Est-ce qu’ils ont été floués ? Car ils ont obtenus ce que d’abord ils ne demandaient pas, mais à quoi ils ont consenti comme prix de ce qu’ils désiraient, et ils n’ont pas obtenus ce qu’ils désiraient. Pourquoi ne pas avoir répondu dès le début : « ce n’est pas à moi de le donner » ? Il me semble qu’il les a tout de même conduits aussi près que possible de l’objet de leur désir. Ils ne sont pas floués, au sens où rien ne les mettra mieux à même d’obtenir ce qu’ils désirent.

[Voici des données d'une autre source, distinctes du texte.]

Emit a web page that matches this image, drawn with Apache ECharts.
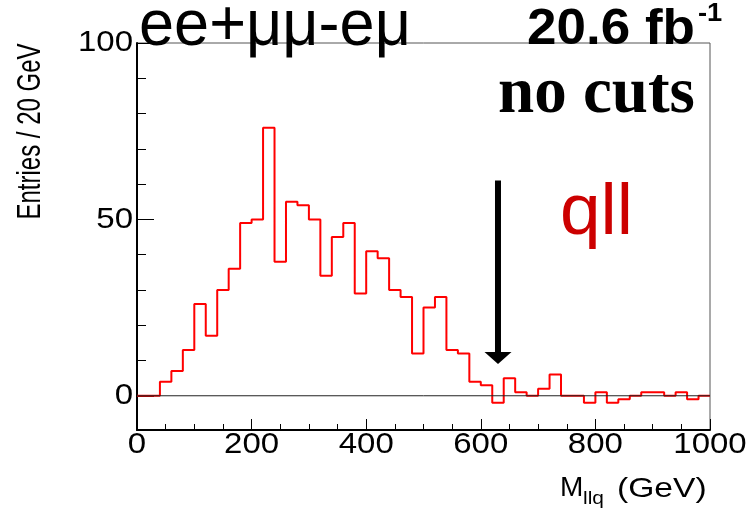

Mais cela nous laisse entrevoir que, pour lui en premier, dans cet itinéraire de souffrance et de mort, il y a une totale remise de soi et un abandon entier à la puissance d’un autre. Autrement dit, quand il énonce son parcours dans un proche avenir en y incluant d’ « être relevé », c’est bien parce qu’il a lu cela dans les Ecritures comme s’appliquant à lui. Mais c’est une espérance, c’est un acte de foi. Ce n’est en rien quelque chose qu’il maîtrise, au contraire : dans ce moment, il va tout perdre, il ne sera plus le « Maître ». Il ne sera plus, en particulier, le maître de son propre destin, pas plus qu’il ne sera la maître du destin de ceux des disciples qui le suivront jusque-là. Approche le moment où tout dépend d’un autre, où la perte de soi est totale : submergé par ce baptême, noyé par cette coupe, il va faire l’expérience de n’être plus rien.